Nicht alles, was erlaubt ist, ist auch verantwortungsvoll
Volle Fußballstadien wie beim Derby zwischen Union Berlin und Hertha BSC wirken stimmungsvoll, aber während der Pandemie auch deplatziert.

Berlin-Es war eher eine Randnotiz und ging im Vorfeld des großen Derbys völlig unter. Die Champions Gala, die Auszeichnungsveranstaltung von Berlins Sportlern, Sportlerinnen und Mannschaften des Jahres, wird auch in diesem Jahr nur online stattfinden. „Angesichts der aktuellen Entwicklungen werden wir kein Publikumsevent veranstalten“, sagte Veranstalter Martin Seeber am Donnerstag, „die Gesundheit aller geht vor.“ Zwei Tage später saßen 22.012 Zuschauer im Stadion An der Alten Försterei beim Hauptstadtduell zwischen Union Berlin und Hertha BSC – ausverkauftes Haus.
Die Eisernen hatten dabei nichts falsch gemacht, sondern mit der 2G-Regelung die Möglichkeit genutzt, die ihnen die Politik in der aktuellen Infektionslage in Berlin gestattet, und damit für ein stimmungsvolles Erlebnis gesorgt. Sie haben es aber verpasst, ein Zeichen zu setzen. Denn: Nicht alles, was erlaubt ist, ist auch gleichzeitig verantwortungsvoll. 2G sollte in Zeiten von täglich neuen Corona-Rekordzahlen nicht die Legitimation dafür sein, so viele Zuschauer wie möglich an einem Ort zusammenzubringen. Schon gar nicht, wenn nicht einmal alle Fußballprofis geimpft sind oder Trainer offenbar gefälschte Impfzertifikate benutzen.

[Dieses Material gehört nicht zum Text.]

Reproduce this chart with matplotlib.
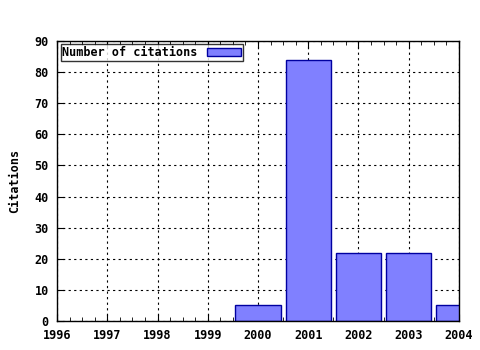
import matplotlib
matplotlib.use('Agg')
import matplotlib.pyplot as plt
from matplotlib.ticker import MultipleLocator

years = [2000, 2001, 2002, 2003, 2004]
citations = [5, 84, 22, 22, 5]
xticks = list(range(1996, 2005))
yticks = list(range(0, 100, 10))

plt.rcParams['font.family'] = 'DejaVu Sans Mono'
plt.rcParams['font.weight'] = 'bold'
plt.rcParams['axes.labelweight'] = 'bold'
plt.rcParams['font.size'] = 8.5

fig = plt.figure(figsize=(4.8, 3.5), dpi=100)
ax = fig.add_axes([0.119, 0.083, 0.837, 0.8])

ax.bar(years, citations, width=0.9, color='#8080ff', edgecolor='#0000a0',
       linewidth=1, label='Number of citations', zorder=3)

ax.set_xlim(1996, 2004)
ax.set_ylim(0, 90)
ax.set_xticks(xticks)
ax.set_yticks(yticks)
ax.xaxis.set_minor_locator(MultipleLocator(0.25))
ax.tick_params(axis='x', which='both', direction='in', top=True, bottom=True, pad=6)
ax.tick_params(axis='x', which='major', length=5)
ax.tick_params(axis='x', which='minor', length=3)
ax.tick_params(axis='y', direction='in', length=5, left=True, right=False, pad=6)
ax.grid(True, linestyle=(0, (2, 3)), color='black', linewidth=0.8, zorder=0)
for s in ax.spines.values():
    s.set_linewidth(1)
    s.set_zorder(5)

ax.set_ylabel('Citations', labelpad=10)

leg = ax.legend(loc='upper left', frameon=True, fancybox=False, borderpad=0.15,
                handlelength=2.9, handleheight=0.6, borderaxespad=0.3,
                markerfirst=False, handletextpad=0.8)
leg.get_frame().set_edgecolor('black')
leg.get_frame().set_linewidth(1)

fig.savefig('out.png', dpi=100)
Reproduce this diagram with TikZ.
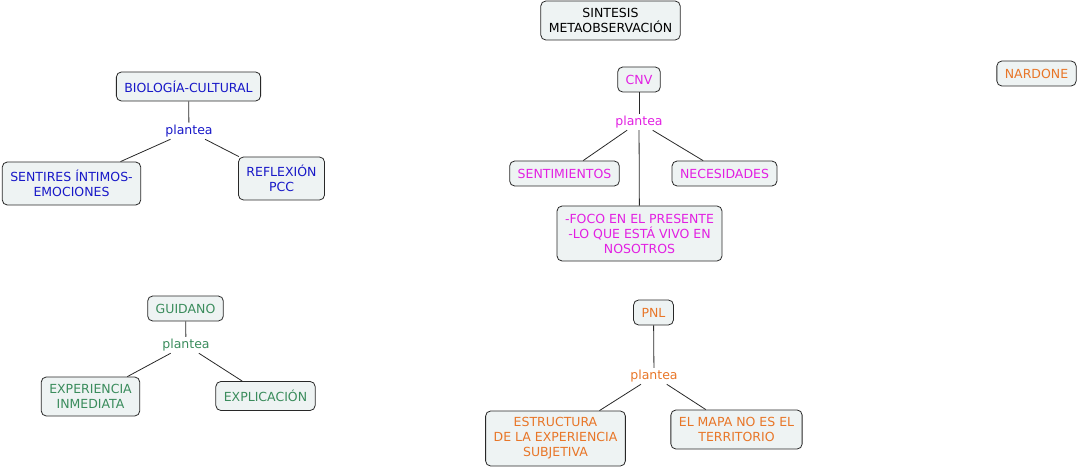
\documentclass[tikz,border=0pt]{standalone}
\usepackage{fontspec}
\setmainfont{DejaVu Sans}
\usepackage{xcolor}
\usetikzlibrary{positioning}
\definecolor{bioblue}{RGB}{24,24,200}
\definecolor{cnvpink}{RGB}{226,32,226}
\definecolor{guigreen}{RGB}{58,140,92}
\definecolor{pnlorange}{RGB}{232,118,40}
\definecolor{boxfill}{RGB}{238,243,243}
\definecolor{boxline}{RGB}{40,40,40}

\begin{document}
\begin{tikzpicture}[x=1pt, y=-1pt,
        concept/.style={
                draw=boxline,
                fill=boxfill,
                rounded corners=5pt,
                line width=0.8pt,
                align=center,
                inner xsep=8pt,
                inner ysep=5pt,
                minimum height=25pt,
                font=\fontsize{12.5}{15}\selectfont,
        },
        linkword/.style={
                inner sep=2pt,
                font=\fontsize{12.5}{15}\selectfont,
        },
        link/.style={draw=boxline, line width=0.8pt}]
            \useasboundingbox (0, 0) rectangle (1077, 468);
            % title
            \node[concept, minimum height=39pt] (sintesis) at (610.5, 20.5) {SINTESIS\\METAOBSERVACIÓN};
            \node[concept, text=pnlorange] (nardone) at (1036.5, 73.5) {NARDONE};
            % biologia cultural
            \node[concept, text=bioblue, minimum height=29pt] (bio) at (188.5, 86.5) {BIOLOGÍA-CULTURAL};
            \node[linkword, text=bioblue] (bioplantea) at (189, 131) {plantea};
            \node[concept, text=bioblue, minimum height=43pt] (sentires) at (71.5, 183.5) {SENTIRES ÍNTIMOS-\\EMOCIONES};
            \node[concept, text=bioblue, minimum height=43pt] (reflexion) at (281.5, 178.5) {REFLEXIÓN\\PCC};
            \draw[link] (bio) -- (bioplantea);
            \draw[link] (bioplantea) -- (sentires);
            \draw[link] (bioplantea) -- (reflexion);
            % cnv
            \node[concept, text=cnvpink] (cnv) at (639, 79.5) {CNV};
            \node[linkword, text=cnvpink] (cnvplantea) at (639, 122) {plantea};
            \node[concept, text=cnvpink] (sentimientos) at (564.5, 173.5) {SENTIMIENTOS};
            \node[concept, text=cnvpink] (necesidades) at (724.5, 173.5) {NECESIDADES};
            \node[concept, text=cnvpink, minimum height=55pt] (foco) at (639.5, 233.5) {-FOCO EN EL PRESENTE\\-LO QUE ESTÁ VIVO EN\\NOSOTROS};
            \draw[link] (cnv) -- (cnvplantea);
            \draw[link] (cnvplantea) -- (sentimientos);
            \draw[link] (cnvplantea) -- (necesidades);
            \draw[link] (cnvplantea) -- (foco);
            % guidano
            \node[concept, text=guigreen] (guidano) at (185.5, 308.5) {GUIDANO};
            \node[linkword, text=guigreen] (guiplantea) at (186, 345) {plantea};
            \node[concept, text=guigreen, minimum height=39pt] (experiencia) at (90.5, 396.5) {EXPERIENCIA\\INMEDIATA};
            \node[concept, text=guigreen, minimum height=29pt] (explicacion) at (265.5, 396) {EXPLICACIÓN};
            \draw[link] (guidano) -- (guiplantea);
            \draw[link] (guiplantea) -- (experiencia);
            \draw[link] (guiplantea) -- (explicacion);
            % pnl
            \node[concept, text=pnlorange] (pnl) at (653.5, 312.5) {PNL};
            \node[linkword, text=pnlorange] (pnlplantea) at (654, 376) {plantea};
            \node[concept, text=pnlorange, minimum height=55pt] (estructura) at (555.5, 438.5) {ESTRUCTURA\\DE LA EXPERIENCIA\\SUBJETIVA};
            \node[concept, text=pnlorange, minimum height=39pt] (mapa) at (736.5, 429.5) {EL MAPA NO ES EL\\TERRITORIO};
            \draw[link] (pnl) -- (pnlplantea);
            \draw[link] (pnlplantea) -- (estructura);
            \draw[link] (pnlplantea) -- (mapa);
        \end{tikzpicture}
\end{document}
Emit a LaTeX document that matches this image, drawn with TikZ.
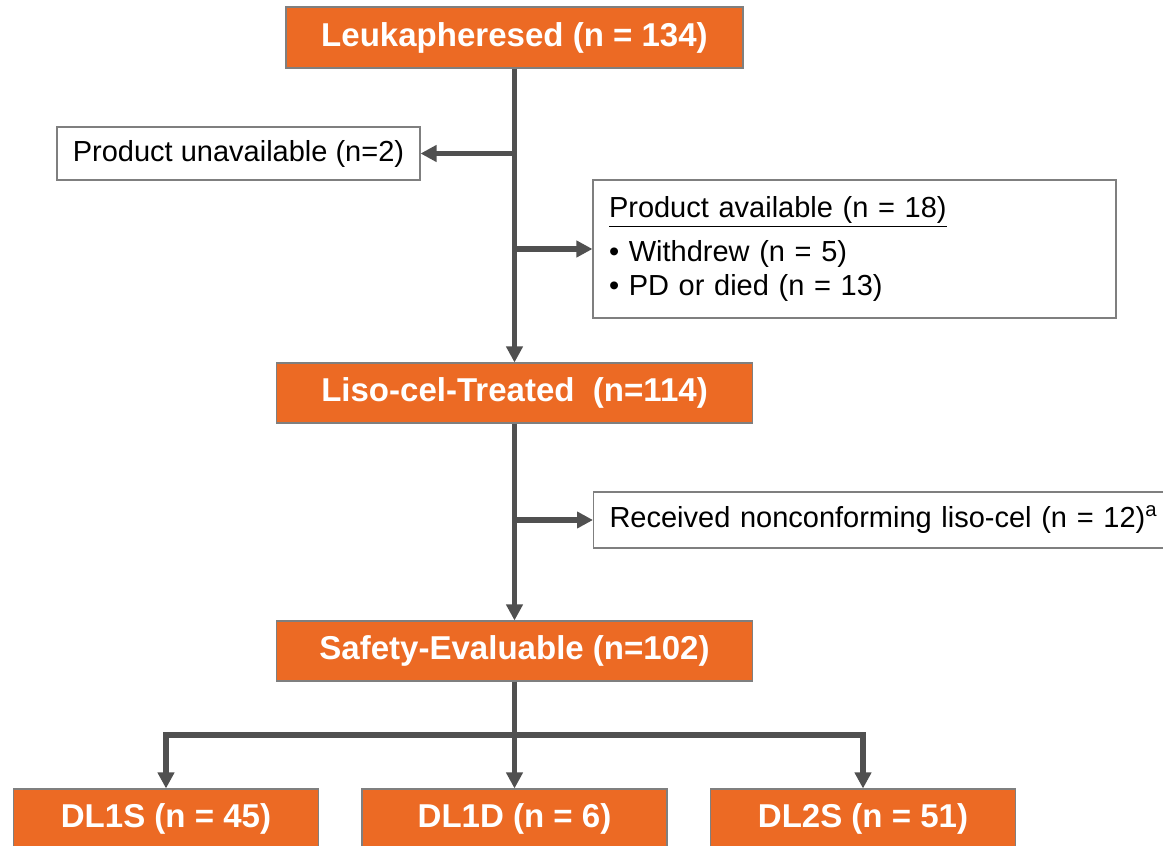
\documentclass[tikz,border=0pt]{standalone}
\usepackage{fontspec}
\setmainfont{Liberation Sans}
\usetikzlibrary{positioning,arrows.meta}

\definecolor{lisoorange}{HTML}{EC6A24}
\definecolor{flowgray}{HTML}{505050}
\definecolor{boxgray}{HTML}{7F7F7F}

\begin{document}
\begin{tikzpicture}[auto, node distance=2cm]

% Styles
\tikzstyle{block} = [draw=boxgray, line width=0.6pt, fill=lisoorange, rectangle, minimum height=1.2cm, text=white, font=\fontsize{18.8}{22}\selectfont\bfseries]
\tikzstyle{note}  = [draw=boxgray, line width=0.6pt, fill=white, rectangle, font=\fontsize{16.5}{19.2}\selectfont]
\tikzstyle{conn}  = [draw=flowgray, line width=3.1pt, line join=miter]
\tikzstyle{flow}  = [conn, -{Triangle[length=0.32cm, width=0.32cm]}]

\useasboundingbox (0,0) rectangle (23.26,-16.92);

% Nodes
\node [block, minimum width=9.14cm, minimum height=1.22cm] (lk) at (10.29,-0.75) {Leukapheresed (n = 134)};
\node [block, minimum width=9.52cm, below of=lk, node distance=7.11cm] (liso) {Liso-cel-Treated~~(n=114)};
\node [block, minimum width=9.52cm, below of=liso, node distance=5.16cm] (safe) {Safety-Evaluable (n=102)};
\node [block, minimum width=6.1cm, below of=safe, node distance=3.36cm] (dl1d) {DL1D (n = 6)};
\node [block, minimum width=6.1cm, left of=dl1d, node distance=6.97cm] (dl1s) {DL1S (n = 45)};
\node [block, minimum width=6.1cm, right of=dl1d, node distance=6.97cm] (dl2s) {DL2S (n = 51)};

% Side boxes
\node [note, minimum width=7.26cm, minimum height=1.06cm] (unav) at (4.77,-3.07) {Product unavailable (n=2)};
\node [note, text width=9.82cm, inner xsep=0.32cm, minimum height=2.76cm, align=left] (avail) at (17.09,-4.98)
  {\underline{Product available (n = 18)}\\[6pt] • Withdrew (n = 5)\\ • PD or died (n = 13)};
\node [note, anchor=west, text width=12cm, inner xsep=0.32cm, minimum height=1.12cm, align=left] (recv) at (11.86,-10.4)
  {Received nonconforming liso-cel (n = 12)\textsuperscript{a}};

% Split point
\coordinate [below of=safe, node distance=1.68cm] (split);

% Connections
\draw [flow] (lk) -- (liso);
\draw [flow] (lk.south |- unav.east) -- (unav);
\draw [flow] (lk.south |- avail.west) -- (avail.west);
\draw [flow] (liso) -- (safe);
\draw [flow] (liso.south |- recv.west) -- (recv.west);
\draw [conn] (safe) -- (split);
\draw [flow] (split) -- (dl1d);
\draw [flow] (split) -| (dl1s);
\draw [flow] (split) -| (dl2s);

\end{tikzpicture}
\end{document}
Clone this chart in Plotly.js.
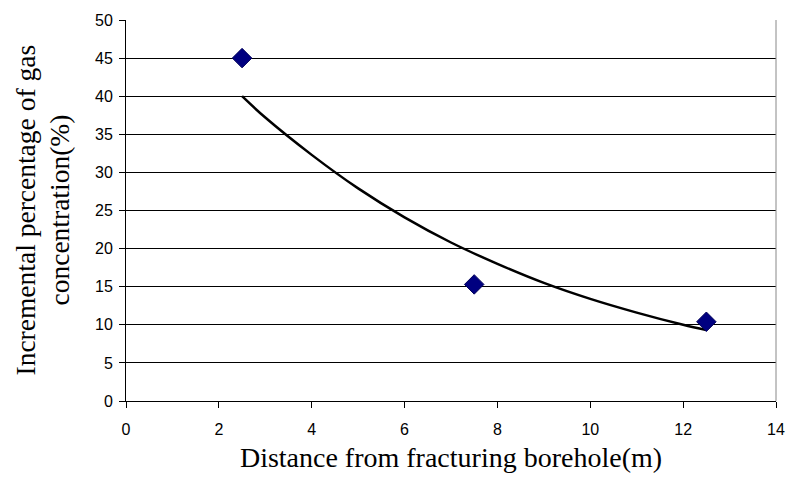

So schön das Erlebnis voller Stadien atmosphärisch auch sein mag und so toll die Stimmung im Hauptstadt-Derby war, so deplatziert wirken volle Stadien in einer Phase der Pandemie, wo die Politik die Kontrolle über das Virus zu verlieren droht. In Sachsen gibt es deshalb ab nächster Woche wieder Geisterspiele, in Bayern wird nur noch eine Auslastung von 25 Prozent erlaubt. Hertha BSC aber hat eine Vollauslastung beantragt. Bloß gut, dass der kommende Gegner aus Augsburg nicht der große Zuschauermagnet ist und es ausreichend Abstand zwischen den Fans im Olympiastadion geben wird.